**TASK DIRECTIONS**
Set down, exactly as written, the lines from the top of the data to the line that holds "import numpy as np", and omit the pictures.

**GIVEN DATA**
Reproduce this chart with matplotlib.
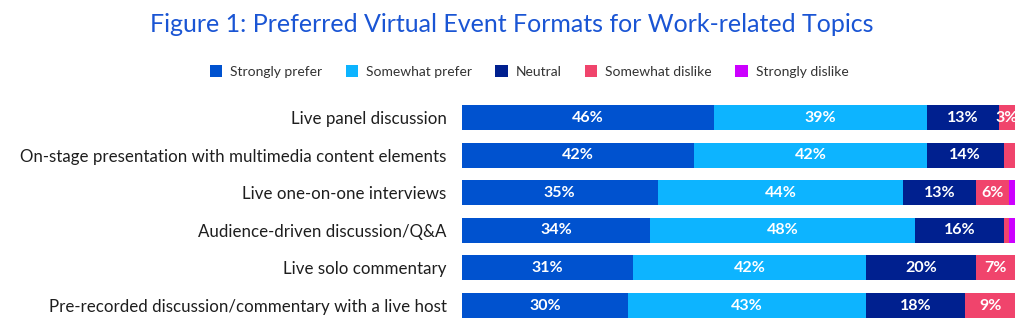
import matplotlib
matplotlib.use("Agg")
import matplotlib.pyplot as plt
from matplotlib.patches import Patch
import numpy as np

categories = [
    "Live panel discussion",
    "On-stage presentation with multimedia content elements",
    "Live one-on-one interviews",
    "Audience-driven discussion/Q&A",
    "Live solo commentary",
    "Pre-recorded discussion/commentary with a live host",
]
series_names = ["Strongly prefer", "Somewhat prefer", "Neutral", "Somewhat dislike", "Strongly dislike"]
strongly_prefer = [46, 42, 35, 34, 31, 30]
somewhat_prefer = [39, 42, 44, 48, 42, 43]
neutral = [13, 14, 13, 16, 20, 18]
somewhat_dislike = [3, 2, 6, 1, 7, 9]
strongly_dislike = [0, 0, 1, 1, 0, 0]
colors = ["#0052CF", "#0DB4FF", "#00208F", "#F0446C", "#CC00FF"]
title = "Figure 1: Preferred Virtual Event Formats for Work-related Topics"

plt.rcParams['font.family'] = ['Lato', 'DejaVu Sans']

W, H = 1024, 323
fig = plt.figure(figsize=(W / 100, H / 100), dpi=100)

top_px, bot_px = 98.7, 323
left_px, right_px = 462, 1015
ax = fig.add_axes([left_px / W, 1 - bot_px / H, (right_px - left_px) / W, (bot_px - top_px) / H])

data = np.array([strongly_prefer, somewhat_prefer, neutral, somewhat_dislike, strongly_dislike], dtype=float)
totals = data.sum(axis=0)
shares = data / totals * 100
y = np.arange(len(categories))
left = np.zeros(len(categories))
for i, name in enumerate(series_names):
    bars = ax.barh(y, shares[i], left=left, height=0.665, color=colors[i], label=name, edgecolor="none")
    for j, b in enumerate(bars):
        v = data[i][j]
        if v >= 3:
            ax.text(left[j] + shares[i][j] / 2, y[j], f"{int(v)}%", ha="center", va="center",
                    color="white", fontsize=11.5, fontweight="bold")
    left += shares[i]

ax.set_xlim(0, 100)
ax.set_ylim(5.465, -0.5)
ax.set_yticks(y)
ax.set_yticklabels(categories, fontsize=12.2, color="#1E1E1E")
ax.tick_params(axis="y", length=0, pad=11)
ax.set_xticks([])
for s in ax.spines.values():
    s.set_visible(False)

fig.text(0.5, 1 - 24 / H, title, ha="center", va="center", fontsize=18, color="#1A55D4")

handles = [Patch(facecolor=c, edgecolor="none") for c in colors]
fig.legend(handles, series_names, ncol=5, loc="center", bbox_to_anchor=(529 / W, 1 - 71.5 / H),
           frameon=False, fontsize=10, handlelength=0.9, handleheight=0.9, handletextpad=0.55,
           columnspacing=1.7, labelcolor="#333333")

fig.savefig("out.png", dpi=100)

**FULL RESPONSE**
Reproduce this chart with matplotlib.
import matplotlib
matplotlib.use("Agg")
import matplotlib.pyplot as plt
from matplotlib.patches import Patch
import numpy as np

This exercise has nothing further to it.